1-1 冷却系配管の短縮による経済性向上を実現

−高温強度,靭性及び組織安定性に優れたFBR構造用高クロム鋼の開発−

図1-2 高クロム鋼採用による配管短縮

図1-2 高クロム鋼採用による配管短縮

 

図1-3 高クロム鋼及びステンレス鋼の材料特性

図1-3 高クロム鋼及びステンレス鋼の材料特性

FBR構造材料には、高強度,低熱膨張,高熱伝導率が要求されます。 12Cr鋼は、SUS316と同等の引張強さを有し、熱的特性は改良9Cr-1Mo鋼よりも優れるためFBR構造材料として高いポテンシャルを有します。

 

図1-4 V,Nb成分調整材のクリープ試験結果

図1-4 V,Nb成分調整材のクリープ試験結果

V,Nb添加量を調整した高Cr鋼のクリープ試験結果(直線の傾き)から、V単独添加材の長時間安定性が優れていることが明らかとなりました。

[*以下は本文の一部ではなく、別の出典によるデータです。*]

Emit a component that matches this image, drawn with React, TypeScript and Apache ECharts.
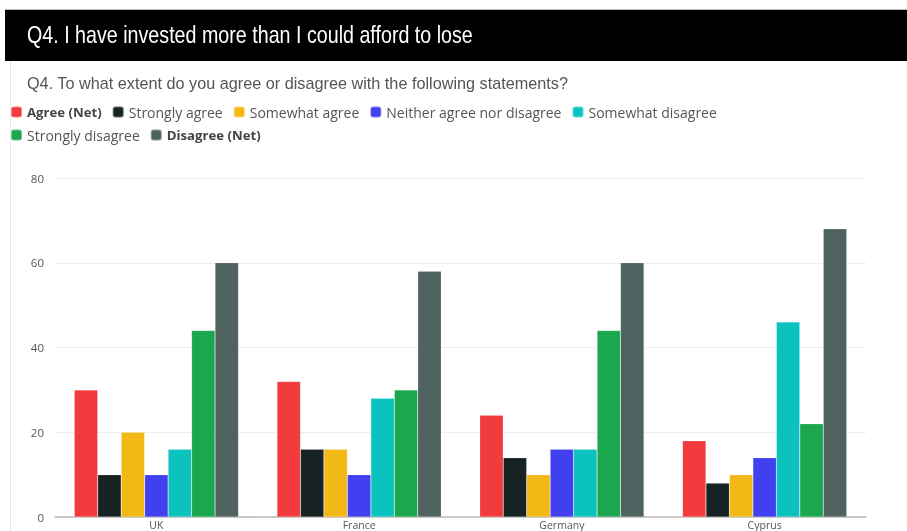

高温強度と熱的特性に優れる高クロム(Cr)鋼を主要構造材料として採用することにより、配管の短縮化・物量削減を図り、設計自由度や経済性を向上させることを検討しています(図1-2)。実証炉構造材料には、既存高Cr鋼の中でも、長時間安定性に優れ、火力発電などで実績のある改良9Cr-1Mo鋼を採用することを検討していますが、実用炉に向けては、さらなる設計自由度や経済性の向上のために、改良9Cr-1Mo鋼より優れた材料特性を有する高Cr鋼の開発を進めています。既存高Cr鋼の中には、12Cr鋼のように、改良9Cr-1Mo鋼よりも優れた材料特性を有する材料もあります(図1-3)。しかし、それらは600℃以上の温度域における10万時間クリープ強度を一つの指標に開発された火力発電用の材料であり、最高使用温度が550℃と火力発電での使用温度より低いのですが、設計寿命60年(約50万時間)のFBR構造材料にそのまま適用することはできません。また、FBR構造材料は、クリープ疲労強度や靭性などの材料特性も要求され、それら材料特性をプラントの寿命末期まで安定に保つ必要があることから、添加元素や熱処理条件などを最適化することによって、高温強度,靭性及び組織安定性の向上を図ることが必要です。

高Cr鋼の高温強度は、多くの元素を添加することで得られる種々の強化機構により達成されていますが、それらの強化機構のFBR温度域における長時間有効性・安定性は、十分に明らかにされているとは言えません。そこで私たちは、FBR構造用高Cr鋼の開発に向け、析出強化機構のFBR環境における長時間安定性・有効性を評価しました。

高Cr鋼における析出強化は、バナジウム(V)とニオブ(Nb)の微細な炭窒化物(以下、VX及びNbX,XはC,N。総じてMX)の析出によるものが主要です。そのため、V,Nb添加量を調整した高Cr鋼に対してクリープ試験,熱時効試験を実施し、更にクリープ及び熱時効材に対するMXを中心とした微細析出物の電子顕微鏡観察などから、FBR使用環境における析出強化の長時間安定性・有効性について検討を行いました。その結果、図1-4に示すように、V,Nb添加量によりクリープ強度が変化し、長時間安定性も異なることが明らかとなりました。また、電子顕微鏡によるミクロ組織観察から、長時間安定性の高いV単独添加材では、クリープや熱時効に伴う組織変化が少なく、VXが安定であることを確認しました。この結果から、V,Nb添加量を調整することにより、長時間安定性を高められること、それにはV添加が有効であることが明らかとなりました。この試験結果は、今後のFBR構造用高Cr鋼開発の方向性を示すものです。